— Begin Given data —

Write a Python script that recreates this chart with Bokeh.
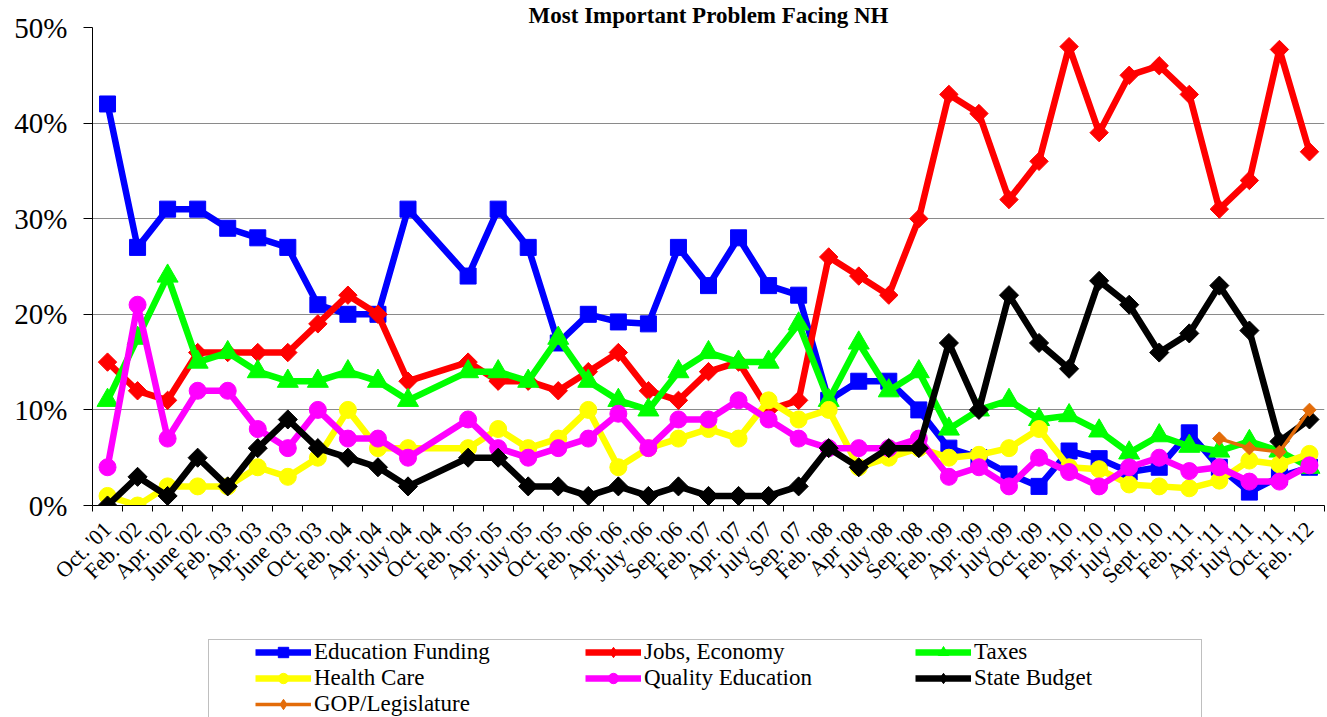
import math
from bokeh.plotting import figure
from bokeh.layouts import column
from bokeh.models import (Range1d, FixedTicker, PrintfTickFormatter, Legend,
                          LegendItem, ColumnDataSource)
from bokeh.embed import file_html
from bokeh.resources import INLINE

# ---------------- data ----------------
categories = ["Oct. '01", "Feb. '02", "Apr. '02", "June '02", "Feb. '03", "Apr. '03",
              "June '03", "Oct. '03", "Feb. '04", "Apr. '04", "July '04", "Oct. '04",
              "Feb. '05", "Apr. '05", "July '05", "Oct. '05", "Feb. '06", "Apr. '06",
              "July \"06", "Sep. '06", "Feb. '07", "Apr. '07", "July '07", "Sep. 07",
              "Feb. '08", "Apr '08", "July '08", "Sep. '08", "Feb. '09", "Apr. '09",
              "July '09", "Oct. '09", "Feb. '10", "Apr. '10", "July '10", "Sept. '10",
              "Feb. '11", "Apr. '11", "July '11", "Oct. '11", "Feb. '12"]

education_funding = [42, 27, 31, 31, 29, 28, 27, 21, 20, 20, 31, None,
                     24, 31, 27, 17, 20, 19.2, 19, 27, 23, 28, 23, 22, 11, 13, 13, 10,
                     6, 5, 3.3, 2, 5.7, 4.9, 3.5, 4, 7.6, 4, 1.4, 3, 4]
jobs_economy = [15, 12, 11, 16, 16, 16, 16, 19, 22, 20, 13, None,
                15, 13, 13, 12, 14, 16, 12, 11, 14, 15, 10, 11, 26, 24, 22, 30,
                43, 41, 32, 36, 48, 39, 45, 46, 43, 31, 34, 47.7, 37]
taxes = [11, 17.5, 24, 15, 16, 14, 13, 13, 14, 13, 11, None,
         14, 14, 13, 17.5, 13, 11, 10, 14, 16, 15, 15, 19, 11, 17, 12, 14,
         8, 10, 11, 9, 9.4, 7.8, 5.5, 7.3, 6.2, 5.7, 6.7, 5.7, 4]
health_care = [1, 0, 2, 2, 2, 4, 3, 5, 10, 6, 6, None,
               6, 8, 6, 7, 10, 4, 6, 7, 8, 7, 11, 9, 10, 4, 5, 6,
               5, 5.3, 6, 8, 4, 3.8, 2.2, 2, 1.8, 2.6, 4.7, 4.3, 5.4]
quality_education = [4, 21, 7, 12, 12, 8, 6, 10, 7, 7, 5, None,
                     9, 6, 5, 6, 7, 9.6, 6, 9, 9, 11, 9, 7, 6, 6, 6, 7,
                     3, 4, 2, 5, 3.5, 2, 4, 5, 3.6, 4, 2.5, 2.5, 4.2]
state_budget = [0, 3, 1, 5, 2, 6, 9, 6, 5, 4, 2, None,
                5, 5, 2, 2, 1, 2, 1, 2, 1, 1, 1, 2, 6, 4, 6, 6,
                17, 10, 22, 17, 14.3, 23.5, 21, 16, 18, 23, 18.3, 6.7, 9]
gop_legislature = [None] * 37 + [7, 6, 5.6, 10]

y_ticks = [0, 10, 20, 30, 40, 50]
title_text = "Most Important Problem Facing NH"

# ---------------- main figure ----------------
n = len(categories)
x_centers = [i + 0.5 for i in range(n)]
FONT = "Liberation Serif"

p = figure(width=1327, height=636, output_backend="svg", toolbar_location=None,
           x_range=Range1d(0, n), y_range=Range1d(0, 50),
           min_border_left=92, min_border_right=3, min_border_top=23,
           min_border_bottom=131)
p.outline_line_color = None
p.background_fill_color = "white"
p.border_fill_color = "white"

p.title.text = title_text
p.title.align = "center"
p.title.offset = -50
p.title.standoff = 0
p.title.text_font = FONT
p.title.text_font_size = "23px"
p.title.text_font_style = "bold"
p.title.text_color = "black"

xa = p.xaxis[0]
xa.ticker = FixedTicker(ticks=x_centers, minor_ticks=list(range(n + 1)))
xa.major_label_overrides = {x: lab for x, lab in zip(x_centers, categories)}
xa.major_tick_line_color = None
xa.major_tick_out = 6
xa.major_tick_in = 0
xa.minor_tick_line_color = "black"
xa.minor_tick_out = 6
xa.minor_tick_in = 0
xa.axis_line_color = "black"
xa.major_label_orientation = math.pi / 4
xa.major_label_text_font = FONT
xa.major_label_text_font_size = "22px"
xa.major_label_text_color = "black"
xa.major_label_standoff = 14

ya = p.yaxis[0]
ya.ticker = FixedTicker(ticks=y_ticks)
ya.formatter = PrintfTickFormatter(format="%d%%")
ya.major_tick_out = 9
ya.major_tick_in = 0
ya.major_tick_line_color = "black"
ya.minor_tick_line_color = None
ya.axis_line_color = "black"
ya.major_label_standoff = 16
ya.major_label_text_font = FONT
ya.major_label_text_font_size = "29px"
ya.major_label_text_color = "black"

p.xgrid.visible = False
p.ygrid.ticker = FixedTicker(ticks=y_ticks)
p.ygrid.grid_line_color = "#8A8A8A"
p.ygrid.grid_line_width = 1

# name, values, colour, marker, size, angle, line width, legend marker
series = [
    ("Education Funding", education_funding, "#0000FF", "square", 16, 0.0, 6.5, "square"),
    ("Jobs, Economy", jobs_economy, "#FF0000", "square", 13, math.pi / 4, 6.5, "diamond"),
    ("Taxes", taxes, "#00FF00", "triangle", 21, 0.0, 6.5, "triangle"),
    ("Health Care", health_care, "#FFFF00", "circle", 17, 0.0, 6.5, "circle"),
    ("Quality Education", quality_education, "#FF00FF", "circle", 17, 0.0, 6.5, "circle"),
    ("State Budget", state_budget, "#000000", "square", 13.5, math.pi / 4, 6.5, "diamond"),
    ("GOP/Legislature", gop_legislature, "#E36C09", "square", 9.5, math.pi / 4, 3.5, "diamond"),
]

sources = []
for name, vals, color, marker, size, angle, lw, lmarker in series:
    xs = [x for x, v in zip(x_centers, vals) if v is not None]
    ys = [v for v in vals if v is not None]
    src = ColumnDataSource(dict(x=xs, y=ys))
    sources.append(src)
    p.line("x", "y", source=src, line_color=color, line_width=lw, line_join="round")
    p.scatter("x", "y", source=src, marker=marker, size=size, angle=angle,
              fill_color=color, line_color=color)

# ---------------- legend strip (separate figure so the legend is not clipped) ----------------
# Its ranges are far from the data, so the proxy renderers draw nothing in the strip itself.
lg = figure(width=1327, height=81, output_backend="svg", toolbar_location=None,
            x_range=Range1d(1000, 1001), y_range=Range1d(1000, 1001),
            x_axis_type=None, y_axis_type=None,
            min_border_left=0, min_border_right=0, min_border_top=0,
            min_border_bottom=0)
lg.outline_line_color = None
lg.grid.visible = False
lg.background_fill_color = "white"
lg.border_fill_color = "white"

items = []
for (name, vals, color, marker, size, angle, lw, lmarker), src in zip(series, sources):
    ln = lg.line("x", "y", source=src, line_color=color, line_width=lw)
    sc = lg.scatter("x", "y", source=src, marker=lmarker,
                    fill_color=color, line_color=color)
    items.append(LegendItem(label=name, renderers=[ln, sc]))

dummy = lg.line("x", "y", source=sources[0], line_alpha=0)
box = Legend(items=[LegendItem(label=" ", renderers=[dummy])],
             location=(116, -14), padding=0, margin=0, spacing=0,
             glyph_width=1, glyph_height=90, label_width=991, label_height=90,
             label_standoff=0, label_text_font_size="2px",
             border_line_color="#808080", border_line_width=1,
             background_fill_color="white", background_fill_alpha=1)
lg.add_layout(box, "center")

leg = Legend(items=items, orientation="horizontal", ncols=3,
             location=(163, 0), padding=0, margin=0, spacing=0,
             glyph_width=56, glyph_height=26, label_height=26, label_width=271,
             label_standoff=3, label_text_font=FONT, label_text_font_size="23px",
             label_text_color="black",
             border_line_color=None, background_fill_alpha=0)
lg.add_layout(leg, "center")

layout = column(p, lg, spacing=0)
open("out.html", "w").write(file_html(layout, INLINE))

— End Given data —

• _Your task_: From the first line above down to the line with "from bokeh.resources import INLINE", reproduce every line and no others, omitting pictures.

• _Written solution_:
Write a Python script that recreates this chart with Bokeh.
import math
from bokeh.plotting import figure
from bokeh.layouts import column
from bokeh.models import (Range1d, FixedTicker, PrintfTickFormatter, Legend,
                          LegendItem, ColumnDataSource)
from bokeh.embed import file_html
from bokeh.resources import INLINE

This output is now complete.